■ SUPPLIED INFORMATION
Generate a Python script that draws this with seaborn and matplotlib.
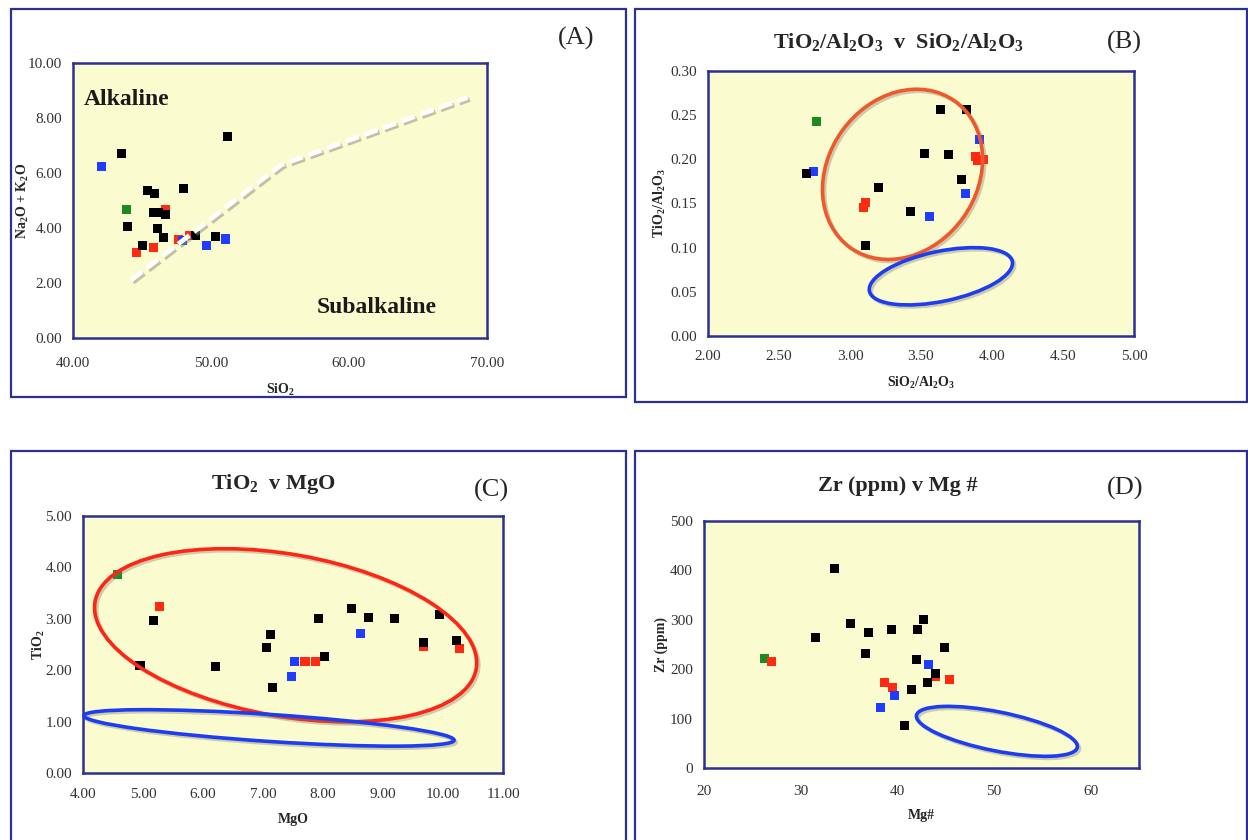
import numpy as np
import pandas as pd
import matplotlib
matplotlib.use("Agg")
import matplotlib.pyplot as plt
import matplotlib.transforms as mtransforms
import matplotlib.patheffects as pe
from matplotlib.patches import Ellipse, Rectangle
from matplotlib.ticker import FormatStrFormatter
import seaborn as sns

# ---- data (g=green, r=red, b=blue, k=black) ----
a_grp = ['g', 'r', 'r', 'r', 'r', 'r', 'b', 'b', 'b', 'b',
         'k', 'k', 'k', 'k', 'k', 'k', 'k', 'k', 'k', 'k', 'k', 'k', 'k', 'k']
a_sio2 = [43.85, 46.68, 44.57, 45.86, 47.62, 48.42, 42.06, 47.91, 49.68, 51.08,
          43.53, 51.18, 43.97, 45.37, 45.90, 45.86, 46.19, 46.68, 46.12, 46.58, 45.03, 48.88, 48.01, 50.31]
a_alk = [4.66, 4.68, 3.11, 3.29, 3.59, 3.71, 6.25, 3.53, 3.35, 3.60,
         6.71, 7.32, 4.05, 5.38, 5.24, 4.57, 4.57, 4.49, 3.98, 3.66, 3.36, 3.72, 5.42, 3.70]
# alkaline / subalkaline divide
div_sio2 = [44.2, 55.1, 68.6]
div_alk = [2.1, 6.3, 8.75]

b_grp = ['g', 'r', 'r', 'r', 'r', 'r', 'b', 'b', 'b', 'b',
         'k', 'k', 'k', 'k', 'k', 'k', 'k', 'k', 'k']
b_si_al = [2.762, 3.881, 3.900, 3.940, 3.107, 3.098, 2.744, 3.909, 3.816, 3.560,
           2.692, 3.640, 3.823, 3.527, 3.694, 3.787, 3.203, 3.429, 3.112]
b_ti_al = [0.243, 0.203, 0.199, 0.200, 0.151, 0.145, 0.186, 0.222, 0.161, 0.135,
           0.184, 0.256, 0.256, 0.207, 0.206, 0.177, 0.168, 0.1405, 0.102]

c_grp = ['g', 'r', 'r', 'r', 'r', 'r', 'b', 'b', 'b',
         'k', 'k', 'k', 'k', 'k', 'k', 'k', 'k', 'k', 'k', 'k', 'k', 'k', 'k']
c_mgo = [4.58, 5.28, 7.70, 7.87, 9.68, 10.28, 7.52, 7.48, 8.62,
         5.17, 4.95, 6.21, 7.12, 7.06, 7.16, 7.93, 8.02, 8.48, 8.76, 9.19, 9.94, 9.68, 10.23]
c_tio2 = [3.86, 3.23, 2.16, 2.16, 2.47, 2.42, 2.16, 1.88, 2.71,
          2.96, 2.10, 2.07, 2.70, 2.44, 1.66, 3.00, 2.27, 3.21, 3.03, 3.00, 3.08, 2.54, 2.57]

d_grp = ['g', 'r', 'r', 'r', 'r', 'r', 'b', 'b', 'b',
         'k', 'k', 'k', 'k', 'k', 'k', 'k', 'k', 'k', 'k', 'k', 'k', 'k', 'k']
d_mg = [26.3, 27.0, 43.98, 45.4, 38.7, 39.5, 43.2, 39.7, 38.3,
        31.5, 33.5, 35.2, 37.0, 36.7, 39.4, 42.1, 42.7, 42.0, 44.9, 43.9, 43.1, 41.5, 40.7]
d_zr = [221, 216, 186, 179, 174, 162, 210, 146, 123,
        265, 403, 292, 275, 231, 281, 280, 300, 219, 244, 192, 173, 159, 86]

palette = {'g': '#1c8a22', 'r': '#ff2a12', 'b': '#1f3cff', 'k': '#000000'}
navy = '#2c3090'
bg = '#fbfbd0'

sns.set_style("white")
plt.rcParams['font.family'] = ['Liberation Serif', 'DejaVu Serif']
plt.rcParams['mathtext.fontset'] = 'custom'
plt.rcParams['mathtext.rm'] = 'Liberation Serif'
plt.rcParams['mathtext.bf'] = 'Liberation Serif:bold'
plt.rcParams['mathtext.default'] = 'regular'

W, H = 1248, 840
fig = plt.figure(figsize=(W / 100, H / 100), dpi=100)
fig.patch.set_facecolor('white')


def px_box(x0, y0, x1, y1):
    # pixel box (top-left origin) -> figure fraction rect
    return [x0 / W, 1 - y1 / H, (x1 - x0) / W, (y1 - y0) / H]


# panel frames
for x0, y0, x1, y1 in [(11, 9, 626, 397), (635, 9, 1247, 402),
                       (11, 451, 626, 880), (635, 451, 1247, 880)]:
    r = px_box(x0, y0, x1, y1)
    fig.add_artist(Rectangle((r[0], r[1]), r[2], r[3], transform=fig.transFigure,
                             fill=False, ec=navy, lw=1.6))


def panel(rect, x, y, grp, xlim, ylim, xticks, yticks, fmt_x, fmt_y, xlabel, ylabel,
          xpad, ypad, ylpad):
    ax = fig.add_axes(px_box(*rect))
    ax.set_facecolor(bg)
    df = pd.DataFrame({'x': x, 'y': y, 'grp': grp})
    sns.scatterplot(data=df, x='x', y='y', hue='grp', palette=palette, marker='s',
                    s=42, linewidth=0, legend=False, ax=ax, zorder=3)
    ax.set_xlim(xlim)
    ax.set_ylim(ylim)
    ax.set_xticks(xticks)
    ax.set_yticks(yticks)
    ax.xaxis.set_major_formatter(FormatStrFormatter(fmt_x))
    ax.yaxis.set_major_formatter(FormatStrFormatter(fmt_y))
    ax.tick_params(direction='in', length=4, width=1.2, color=navy, labelsize=11,
                   labelcolor='#333333')
    ax.tick_params(axis='x', pad=xpad)
    ax.tick_params(axis='y', pad=ypad)
    ax.set_xlabel(xlabel, fontsize=10, fontweight='bold', labelpad=8.5)
    ax.set_ylabel(ylabel, fontsize=10, fontweight='bold', labelpad=ylpad)
    for s in ax.spines.values():
        s.set_color(navy)
        s.set_linewidth(1.8)
    return ax


def ring(ax, cx, cy, w, h, ang, col):
    tr = fig.dpi_scale_trans + mtransforms.ScaledTranslation(cx, cy, ax.transData)
    e = Ellipse((0, 0), w, h, angle=ang, transform=tr, fill=False, ec=col, lw=2.6,
                clip_on=False, zorder=4,
                path_effects=[pe.SimpleLineShadow(offset=(1.5, -1.5), shadow_color='#777766', alpha=0.35),
                              pe.Normal()])
    ax.add_patch(e)


# (A)
axA = panel((73, 63, 487, 338), a_sio2, a_alk, a_grp, (40, 70), (0, 10),
            [40, 50, 60, 70], [0, 2, 4, 6, 8, 10], '%.2f', '%.2f',
            r'SiO$_2$', r'Na$_2$O + K$_2$O', 14, 8, -2.5)
axA.plot(div_sio2, div_alk, color='white', lw=3.4, dashes=(3, 1.2), zorder=5,
         path_effects=[pe.SimpleLineShadow(offset=(1.5, -1.5), shadow_color='#888877', alpha=0.5),
                       pe.Normal()])
axA.text(43.9, 8.67, 'Alkaline', fontsize=17, fontweight='bold', color='#1a1a1a',
         ha='center', va='center')
axA.text(62.0, 1.11, 'Subalkaline', fontsize=17, fontweight='bold', color='#1a1a1a',
         ha='center', va='center')

# (B)
axB = panel((708, 71, 1134, 336), b_si_al, b_ti_al, b_grp, (2, 5), (0, 0.3),
            [2, 2.5, 3, 3.5, 4, 4.5, 5], [0, 0.05, 0.1, 0.15, 0.2, 0.25, 0.3], '%.2f', '%.2f',
            r'SiO$_2$/Al$_2$O$_3$', r'TiO$_2$/Al$_2$O$_3$', 10, 8, 1.5)
ring(axB, 3.37, 0.183, 1.80, 1.49, 54.6, '#f0582c')
ring(axB, 3.64, 0.0676, 1.46, 0.50, 11.8, '#1e3cf0')

# (C)
axC = panel((83, 516, 503, 773), c_mgo, c_tio2, c_grp, (4, 11), (0, 5),
            [4, 5, 6, 7, 8, 9, 10, 11], [0, 1, 2, 3, 4, 5], '%.2f', '%.2f',
            'MgO', r'TiO$_2$', 11, 8, -1)
ring(axC, 7.377, 2.68, 3.87, 1.62, -10, '#ff2414')
ring(axC, 7.10, 0.877, 3.71, 0.27, -3.8, '#1e3cf0')

# (D)
axD = panel((704, 521, 1139, 768), d_mg, d_zr, d_grp, (20, 65), (0, 500),
            [20, 30, 40, 50, 60], [0, 100, 200, 300, 400, 500], '%d', '%d',
            'Mg#', 'Zr (ppm)', 12, 8, 1.5)
ring(axD, 50.3, 74.2, 1.64, 0.39, -11.3, '#1e3cf0')

# titles and panel letters (pixel positions)
for txt, x, y in [(r'TiO$_2$/Al$_2$O$_3$  v  SiO$_2$/Al$_2$O$_3$', 898, 42),
                  (r'TiO$_2$  v MgO', 273, 484), ('Zr (ppm) v Mg #', 898, 486)]:
    fig.text(x / W, 1 - y / H, txt, fontsize=16, fontweight='bold', ha='center', va='center')
for txt, x, y in [('(A)', 576, 38), ('(B)', 1124, 42), ('(C)', 491, 490), ('(D)', 1125, 488)]:
    fig.text(x / W, 1 - y / H, txt, fontsize=19, ha='center', va='center')

fig.savefig('out.png', dpi=100)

■ THE TASK
Quote, exactly and only, the lines from the first line of the data above through the line containing "import seaborn as sns". The pictures do not belong in it.

■ RESPONSE TO THE EXERCISE
Generate a Python script that draws this with seaborn and matplotlib.
import numpy as np
import pandas as pd
import matplotlib
matplotlib.use("Agg")
import matplotlib.pyplot as plt
import matplotlib.transforms as mtransforms
import matplotlib.patheffects as pe
from matplotlib.patches import Ellipse, Rectangle
from matplotlib.ticker import FormatStrFormatter
import seaborn as sns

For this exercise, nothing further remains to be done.